In London we had wonderful service from Donal, the Hungarian concierge and Emma Louise at the desk as well as personal chats each day. Katarina, the Greek dining room manager, had fled Athens’ 40 percent unemployment and had worked for Hilton for five years while she balanced more education.
Muhammed, the Master Concierge from Sri Lanka, had been with Hilton 21 years and had finally brought his wife and children to London last year. His helpfulness and kindness to me were way above his job description. I was not surprised at his dedication to his employer, his family and his adopted home in England. He kissed my hand goodbye the last day.
Sandor from Poland ran the coffee shop where Daniella, from Rio, was a waitress. Willy the wee bartender from the highlands had come to the big city for his chance. And Neville. And David. Brionny. Maeve. The list is too long but the stories still linger. I have all their names and faces along with our conversations in my memory bank – and more than a few in my heart.
On my first trip to England 52 years ago, a country shopkeeper asked us, “What is like now, mates? Being in charge of the world?” He was talking about America’s power and position. Then he added, “We were 56 million sheep farmers who ruled the world for a few hundred years. It’s a tough job.
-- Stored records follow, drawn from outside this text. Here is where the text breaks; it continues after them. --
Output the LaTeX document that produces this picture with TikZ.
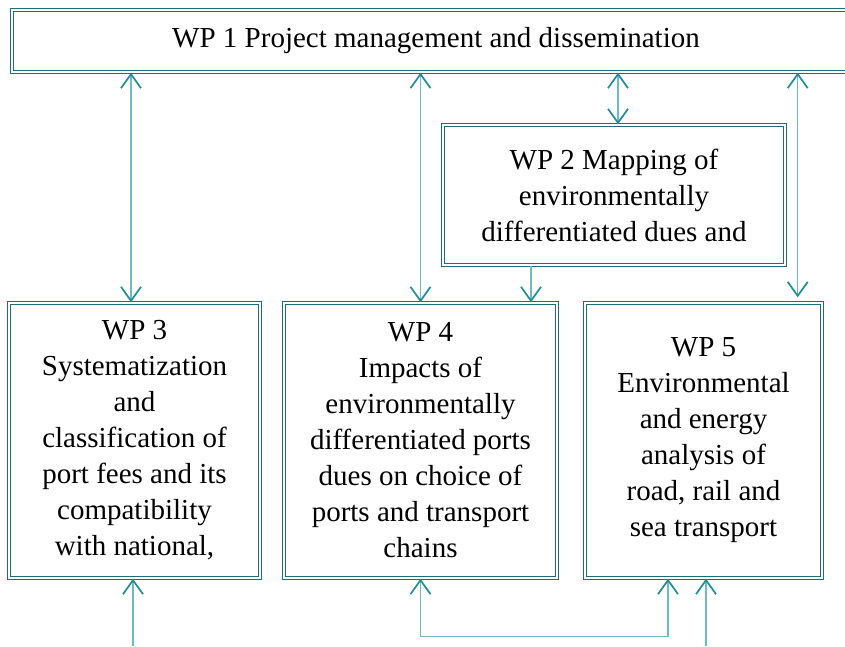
\documentclass[tikz,border=0pt]{standalone}
\usepackage{fontspec}
\setmainfont{Liberation Serif}
\usetikzlibrary{arrows.meta}
\definecolor{boxteal}{HTML}{1B6F79}
\definecolor{lineteal}{HTML}{6CBCC5}
\definecolor{headteal}{HTML}{1F8E99}

\begin{document}
\begin{tikzpicture}[x=1pt, y=-1pt,
  >={Straight Barb[length=14pt,width=20pt,line width=1.7pt,color=headteal]},
  wp/.style={draw=boxteal, double=white, double distance=1.5pt, line width=1.4pt,
    align=center, inner sep=0pt, font=\fontsize{29}{36}\selectfont},
  link/.style={draw=lineteal, line width=1.3pt}]
  \useasboundingbox (0,0) rectangle (845,646);
  % Work packages
  \node[wp, minimum width=848pt, minimum height=62pt] (wp1) at (436,41)
    {WP 1 Project management and dissemination};
  \node[wp, minimum width=342pt, minimum height=140pt] (wp2) at (614,195)
    {WP 2 Mapping of\\ environmentally\\ differentiated dues and};
  \node[wp, minimum width=251pt, minimum height=275pt] (wp3) at (134.5,440.5)
    {WP 3\\ Systematization\\ and\\ classification of\\ port fees and its\\ compatibility\\ with national,};
  \node[wp, minimum width=273pt, minimum height=275pt] (wp4) at (420.5,440.5)
    {WP 4\\ Impacts of\\ environmentally\\ differentiated ports\\ dues on choice of\\ ports and transport\\ chains};
  \node[wp, minimum width=237pt, minimum height=275pt] (wp5) at (703.5,440.5)
    {WP 5\\ Environmental\\ and energy\\ analysis of\\ road, rail and\\ sea transport};
  \coordinate (in3) at (133,646);
  \coordinate (in5) at (706,646);
  % Connections
  \draw[link, <->] ([xshift=-3.5pt]wp3.north) -- ([xshift=-3.5pt]wp3.north |- wp1.south);
  \draw[link, <->] (wp4.north) -- (wp4.north |- wp1.south);
  \draw[link, <->] ([xshift=4pt]wp2.north) -- ([xshift=4pt]wp2.north |- wp1.south);
  \draw[link, <->] ([xshift=-25pt,yshift=5pt]wp5.north east) -- ([xshift=-25pt]wp5.north east |- wp1.south);
  \draw[link, ->] ([xshift=-83pt]wp2.south) -- ([xshift=-83pt]wp2.south |- wp4.north);
  \draw[link, ->] (in3) -- (in3 |- wp3.south);
  \draw[link, ->] (in5) -- (in5 |- wp5.south);
  \draw[link, <->] (wp4.south) -- ++(0,58) -| ([xshift=-35.5pt]wp5.south);
\end{tikzpicture}
\end{document}
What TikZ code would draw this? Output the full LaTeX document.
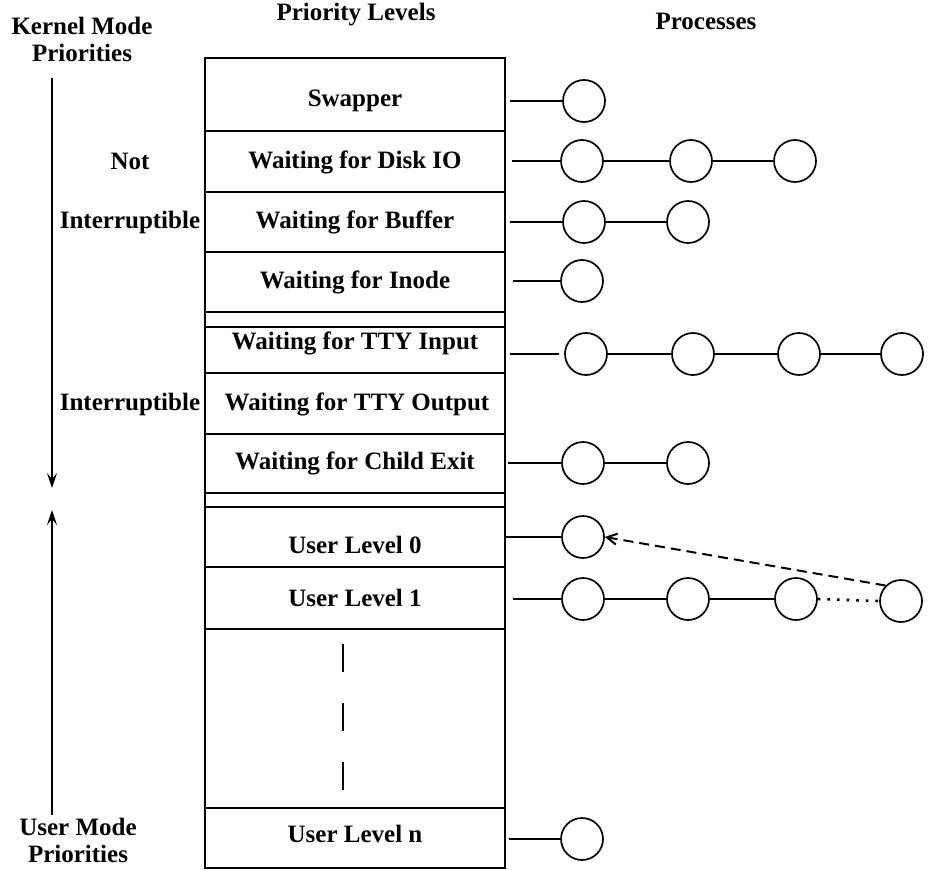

I don’t envy you.”
I’ve never forgotten that conversation and it opened my eyes to talking personally to the locals anytime I’m in a new place. I always learn more about where we visit but also about our common humanity. It’s humbling. Opposing and diverse opinions make for great perspective on world happenings.
Lastly, I always come away full of hope and optimism because we are, all of us, traveling the same road. We need each others’ help for the bumps. Its name is Kindness.